How far would you go to draw attention to a cause you care about? Would you put everything on the line for it? It’s a question many people jostle with inside the crevices of their being. Scientists have warned us about how climate change can and will impact the world. Despite urgent headlines highlighting how the polar ice caps are melting and a vast swath of extreme weather – there is so much at work to lull everybody to accept this as an inevitable part of our lives. This is not a problem for eight fictitious eco-activists feeling like the world is not catching up to the moment's urgency.
They see an uninhabitable future and, in some cases, have been directly impacted by various means of climate disasters in the present. How To Blow Up A Pipeline, the film that draws from Andreas Malm’s non-fiction opus shows what happens when young people with convictions come together in a small town in Texas. Director Daniel Goldhaber’s film is tense, straightforward, and dabbles in the moral quandary of what it means to take action.
At first glance, some people might discount Pipeline as an advertisement for eco-terrorism. That’s not the case, as the characters battle with the prospects of doing the act and who it will affect. Much credit to co-writers Goldhaber, Ariela Barer, and Jordan Sjol that the moral heaviness can be discussed tangibly. Oil companies operate within a general amount of shadiness and often escape accountability for catastrophes.
However, the economy is still highly dependent on fossil fuels. Interruptions to that source will negatively impact the most vulnerable populations first. The characters wrestle with this notion and ultimately agree that this message must be heard most. Otherwise, we’ll continue in this supply, demand, and ultimate destruction hamster wheel. It takes a small fire to ignite an inferno, which started within Xochitl (Arila Barer) – whose mother tragically passes away from a freak storm. The first instance of Pipeline shows her slashing the tires of an SUV and putting a note on the windshield with the title, “Why I Destroyed Your Property,” with a mission statement. While in a climate activist group, Xochitl has grown impatient at the snail-like pace of everything and decides things must take a more bombastic turn.

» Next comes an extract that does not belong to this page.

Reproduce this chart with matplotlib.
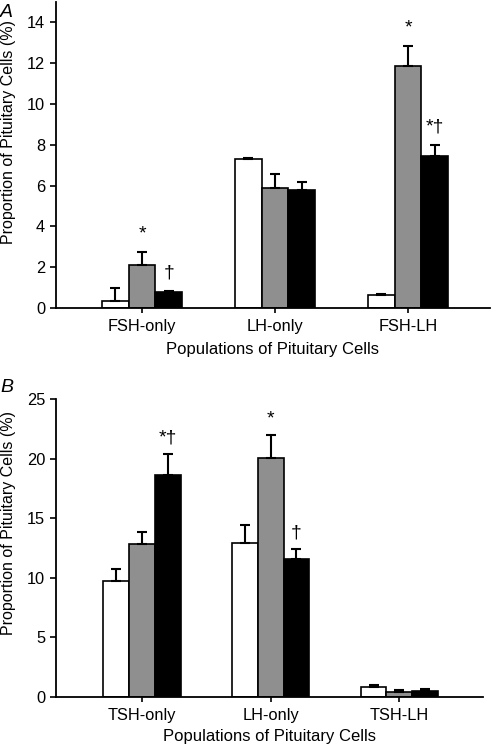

This feeling is only heightened by her childhood friend Theo's (Ariela Barer) terminal leukemia diagnosis due to living near a refinery. There is a scene where Theo recalls a time when she and Xochitl played outside as kids and were burned by acid rain. Everybody has a different entry point for why they’ve advanced on an abandoned house in North Texas. Shawn (Marcus Scribner) is a documentarian who wants to go beyond just chronicling the detriments of climate change. Dwayne (Jack Weary) is furious that the land he and his pregnant wife owned was taken by eminent domain to build a pipeline. Rowan (Kristine Froseth) and Logan (Lukas Gage) are a couple who embrace chaos at all costs – although there’s another reason for their inclusion.
Michael (Forrest Goodluck) is a Native American fed up with the constant intrusion of outsiders integrating themselves on tribal lands. Alisha (Jayme Lawson), Theo’s girlfriend, goes along but provides some pushback to the plan. She questions the validity of who chooses that a blunt display of power is better than incremental steps. It’s a pensive deferral to the breakneck speed in which How To Blow Up A Pipeline operates – no matter what, there will always be a loser. The only question is whether the short-term pain is worth getting to the root of the problem.
Goldhaber provides a step-by-step look at what this plan would be. It’s meticulous, difficulties aplenty, and possibilities this demonstration will not work at all. It gives the film suspense, while the flashbacks provide additional context on how we got here. Cinematographer Tehillah De Castro's camera work offers an otherwise espionage thriller a grainy, almost documentarian-like feel.
If anything, How To Blow Up A Pipeline gives a personal spin on urgent issues – even if the characters don’t exist. The kick is that they could and probably do live in our real world.